1. "well was it running fast when you first got it?"
2. "well it must have been something you did then"
3. ...
4. profit!
 
Originally posted by: Newbian
Originally posted by: Fayd
Originally posted by: Newbian
Maybe he prefers furry porn... :Q

the only thing i've seen resembling furry porn is nekomimi..and i firmly maintain that nekomimis are not furries.

Ahhh, google image search is painful at times.
While you're at it, image search for futanari. It will blow your mind.
 
Originally posted by: frostedflakes
Originally posted by: Newbian
Originally posted by: Fayd
Originally posted by: Newbian
Maybe he prefers furry porn... :Q

the only thing i've seen resembling furry porn is nekomimi..and i firmly maintain that nekomimis are not furries.

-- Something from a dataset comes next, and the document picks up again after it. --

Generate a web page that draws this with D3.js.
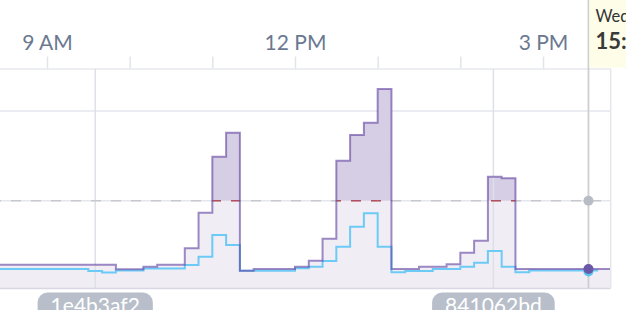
<!DOCTYPE html>
<html><head><meta charset="utf-8">
<script src="https://cdn.jsdelivr.net/npm/d3@7"></script>
<style>
html,body{margin:0;padding:0;background:#fff;overflow:hidden;}
svg{display:block;font-family:Lato,"Open Sans",sans-serif;}
</style></head>
<body><svg id="c" width="626" height="310"></svg>
<script>
// ---- data (10-minute buckets, first bucket starts 08:20) ----
const bucketStartOffsets = d3.range(-4, 41); // bucket index relative to 09:00, 10 min each
const seriesTotal = [28.6,28.6,28.6,28.6,28.6,28.6,28.6,28.6,28.6, 23.5,23.5, 26.4, 28.6,28.6,
  46.9, 86.6, 149.1, 175.8, 22.0, 23.9,23.9,23.9, 26.4, 33.1, 57.6, 144.6, 173.2, 187.0, 224.5,
  23.9,23.9, 26.4,26.4, 29.1, 42.0, 55.4, 126.8, 125.0, 23.9,23.9,23.9,23.9,23.9,23.9,23.9];
const seriesPart = [23.9,23.9,23.9,23.9,23.9,23.9,23.9, 21.6, 20.0, 22.2,22.2, 24.4,24.4,24.4,
  28.3, 37.6, 61.8, 50.6, 22.0,22.0,22.0,22.0, 24.6, 26.4, 32.8, 48.7, 71.0, 86.0, 48.7,
  20.3, 21.6,21.6, 23.9,23.9, 26.4, 30.9, 43.9, 26.4, 20.2, 22.2,22.2,22.2,22.2,22.2];
const threshold = 100;
const yGrid = [100, 200];
const deploys = [{time:"09:35", label:"1e4b3af2"}, {time:"14:24", label:"841062bd"}];
const cursorTime = "15:33";
const tooltipLines = ["Wed", "15:33"];

// ---- helpers ----
const day = new Date(2023, 10, 8, 0, 0);
const at = s => { const [h,m] = s.split(":").map(Number); return new Date(day.getTime() + (h*60+m)*60000); };
const nine = at("09:00");
const bucketTime = k => new Date(nine.getTime() + k*10*60000);

const W = 626, H = 310;
const plot = {left:-40, right:610.7, top:69, bottom:288.5};
const x = d3.scaleTime().domain([at("08:00"), at("16:00")]).range([-35.67, 625.67]);
const y = d3.scaleLinear().domain([0, 200]).range([290.4, 111]);

const svg = d3.select("#c");
const defs = svg.append("defs");
defs.append("clipPath").attr("id","plotClip").append("rect")
  .attr("x", plot.left).attr("y", plot.top).attr("width", plot.right-plot.left).attr("height", plot.bottom-plot.top);
defs.append("clipPath").attr("id","aboveClip").append("rect")
  .attr("x", plot.left).attr("y", plot.top).attr("width", plot.right-plot.left).attr("height", y(threshold)-plot.top);

const totalPts = seriesTotal.map((v,i)=>({t:bucketTime(bucketStartOffsets[i]), v}));
totalPts.push({t:bucketTime(bucketStartOffsets[seriesTotal.length-1]+1), v:seriesTotal[seriesTotal.length-1]});
const partPts = seriesPart.map((v,i)=>({t:bucketTime(bucketStartOffsets[i]), v}));
partPts.push({t:bucketTime(bucketStartOffsets[seriesPart.length-1]+1), v:seriesPart[seriesPart.length-1]});

// grid
const g = svg.append("g");
g.selectAll("line.hg").data(yGrid).join("line")
  .attr("x1",0).attr("x2",plot.right).attr("y1",d=>y(d)).attr("y2",d=>y(d))
  .attr("stroke","#e3e6ec").attr("stroke-width",1.5);
g.append("line").attr("x1",0).attr("x2",plot.right).attr("y1",plot.top).attr("y2",plot.top)
  .attr("stroke","#e6e8ed").attr("stroke-width",1.5);

// fills
const area = d3.area().curve(d3.curveStepAfter).x(d=>x(d.t)).y0(plot.bottom).y1(d=>y(d.v));
const pg = svg.append("g").attr("clip-path","url(#plotClip)");
pg.append("path").datum(totalPts).attr("d",area).attr("fill","#f0edf5");
pg.append("g").attr("clip-path","url(#aboveClip)").append("path").datum(totalPts).attr("d",area).attr("fill","#d6cee4");

// vertical deploy grid lines
pg.selectAll("line.dep").data(deploys).join("line")
  .attr("x1",d=>x(at(d.time))).attr("x2",d=>x(at(d.time))).attr("y1",plot.top).attr("y2",plot.bottom)
  .attr("stroke","#dde0e6").attr("stroke-width",1.5);

// threshold dashed line
const thY = y(threshold);
pg.append("line").attr("x1",-9).attr("x2",plot.right).attr("y1",thY).attr("y2",thY)
  .attr("stroke","#c9c9cb").attr("stroke-width",1.5).attr("stroke-dasharray","10,10");
// red part where series above threshold
const aboveG = pg.append("g");
totalPts.slice(0,-1).forEach((d,i)=>{
  if (d.v > threshold) {
    const id = "ab"+i;
    defs.append("clipPath").attr("id",id).append("rect")
      .attr("x", x(d.t)).attr("y", thY-3).attr("width", x(totalPts[i+1].t)-x(d.t)).attr("height",6);
    aboveG.append("line").attr("clip-path",`url(#${id})`)
      .attr("x1",-9).attr("x2",plot.right).attr("y1",thY).attr("y2",thY)
      .attr("stroke","#b4505e").attr("stroke-width",1.5).attr("stroke-dasharray","10,10");
  }
});

// bottom baseline
svg.append("line").attr("x1",0).attr("x2",plot.right).attr("y1",plot.bottom).attr("y2",plot.bottom)
  .attr("stroke","#dbd6e4").attr("stroke-width",1.5);
// right border
svg.append("line").attr("x1",plot.right).attr("x2",plot.right).attr("y1",plot.top).attr("y2",plot.bottom)
  .attr("stroke","#e6e7ec").attr("stroke-width",1.5);

// lines
const line = d3.line().curve(d3.curveStepAfter).x(d=>x(d.t)).y(d=>y(d.v));
pg.append("path").datum(partPts).attr("d",line).attr("fill","none")
  .attr("stroke","#6ccaf6").attr("stroke-width",2);
pg.append("path").datum(totalPts).attr("d",line).attr("fill","none")
  .attr("stroke","#5e3d9e").attr("stroke-opacity",0.6).attr("stroke-width",2);

// cursor
const cx = x(at(cursorTime));
svg.append("line").attr("x1",cx).attr("x2",cx).attr("y1",0).attr("y2",plot.bottom)
  .attr("stroke","#cfcfd1").attr("stroke-width",1.8);
const valAt = (pts,t)=>{ let v=pts[0].v; pts.forEach(p=>{ if(p.t<=t) v=p.v; }); return v; };
svg.append("circle").attr("cx",cx).attr("cy",y(threshold)).attr("r",5).attr("fill","#b8bcc4");
svg.append("circle").attr("cx",cx).attr("cy",y(valAt(partPts,at(cursorTime)))+1).attr("r",5).attr("fill","#5cc4f2");
svg.append("circle").attr("cx",cx).attr("cy",y(valAt(totalPts,at(cursorTime)))).attr("r",5).attr("fill","#6a58a6");

// top axis
const axis = d3.axisTop(x).ticks(d3.timeHour.every(1)).tickSize(12).tickPadding(6.5)
  .tickFormat(d => d.getHours()%3===0 ? d3.timeFormat("%-I %p")(d) : "");
const ag = svg.append("g").attr("transform",`translate(0,${plot.top-0.5})`).call(axis);
ag.select(".domain").remove();
ag.selectAll(".tick line").attr("stroke","#e1e4e9").attr("stroke-width",1.5);
ag.selectAll(".tick text").attr("fill","#6a7990").attr("font-size",21).attr("font-family","Lato, 'Open Sans', sans-serif");

// tooltip
const tt = svg.append("g");
tt.append("rect").attr("x",cx+1).attr("y",0).attr("width",W-cx).attr("height",67.5).attr("fill","#fdfde8");
tt.append("text").attr("x",cx+7).attr("y",22).attr("font-size",16.5).attr("fill","#333").text(tooltipLines[0]);
tt.append("text").attr("x",cx+7).attr("y",48.5).attr("font-size",22).attr("font-weight","bold").attr("fill","#3a3a3a").text(tooltipLines[1]);

// deploy pills
deploys.forEach(d=>{
  const px = x(at(d.time));
  const pgp = svg.append("g");
  const r = pgp.append("rect").attr("y",292.5).attr("height",30).attr("rx",10).attr("fill","#b8bfca");
  const t = pgp.append("text").attr("x",px).attr("y",313).attr("text-anchor","middle")
    .attr("font-size",21).attr("fill","#fff").text(d.label);
  const w = t.node().getComputedTextLength() + 26;
  r.attr("x", px - w/2).attr("width", w);
});
</script></body></html>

Ahhh, google image search is painful at times.
While you're at it, image search for futanari. It will blow your mind.

that's just mean dude.
 
I've built some for basically everyone in my family, and I've never had any complaints. Anyone else that I've done tech work for I've been paid for, and they've generally been happy too. Depends on the people. I had one woman calling me to fix a few things. I go over, and her computers are almost brand new and are almost perfect... She ends up asking me how to burn CDs and so on. So I show her, go over it a few times and then a few weeks later I get called again to show her how to burn CDs again. lol. She wasn't pissy though. I don't care, if you'd rather pay me to show you how to burn CDs instead of looking it up or REMEMBERING how to do it, that's fine.

Another customer was asking about upgrading, and they had a really old piece of crap that could barely run Win95. I said to be honest, it'd be more cost effective for you to buy a prebuilt with warranty, if I hand build it myself you'd have to buy the OS separately and so on. She was happy for the honesty, and still ended up paying me to come over and help her set up her new system, show her how to do XYZ things on it, get used to the new OS, etc.

I guess I've been lucky. I haven't really done PC repair on a big scale though, more just a few people here and there on the side.